Despite its growing strength, the PLA’s amphibious defense strategy remains vulnerable to adversaries capable of exploiting gaps in technology, joint integration, and naval effectiveness.
For the US, a central focus is Taiwan. The PLA’s expanding amphibious capabilities directly support Beijing’s stated goal of “reunification.” A successful Chinese assault on Taiwan would not only endanger the island’s survival but also compel U.S. involvement under the Taiwan Relations Act. Such an outcome would fundamentally alter the balance of power in the Indo-Pacific.
This threat extends beyond Taiwan itself. China’s amphibious capabilities are aimed at breaking through the “First Island Chain,” the strategic arc running from Japan through Taiwan to the Philippines. If Beijing were able to control this chain, it could project power deep into the Western Pacific while restricting U.S. naval access to key allies and vital trade routes.

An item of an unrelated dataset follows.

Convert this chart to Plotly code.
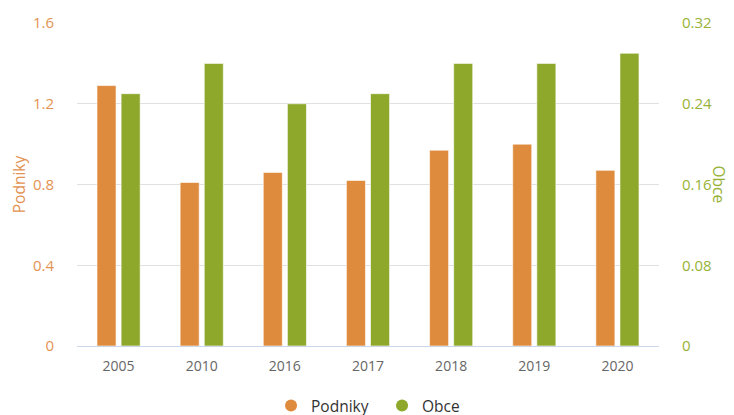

The implications for America’s alliance network are profound. U.S. security guarantees to Japan, South Korea, the Philippines, and Australia depend on credible deterrence against Chinese aggression. Enhanced amphibious forces could embolden Beijing to pressure these allies, or at least create doubt about the reliability of U.S. defense commitments, weakening America’s regional influence.
The economic stakes are also immense. Approximately $3.4 trillion in annual trade passes through the South China Sea, much of it vital to both the U.S. and global economies. If China gained control over islands and sea lanes through amphibious operations, freedom of navigation would be at risk, with serious consequences for global supply chains and economic stability.
At the same time, the PLA’s investment in amphibious warfare is part of a broader modernization effort that challenges long-standing U.S. technological and operational advantages. New landing craft, expanded marine forces, and updated doctrines reflect China’s determination to build the capabilities necessary not just for Taiwan, but for wider regional dominance.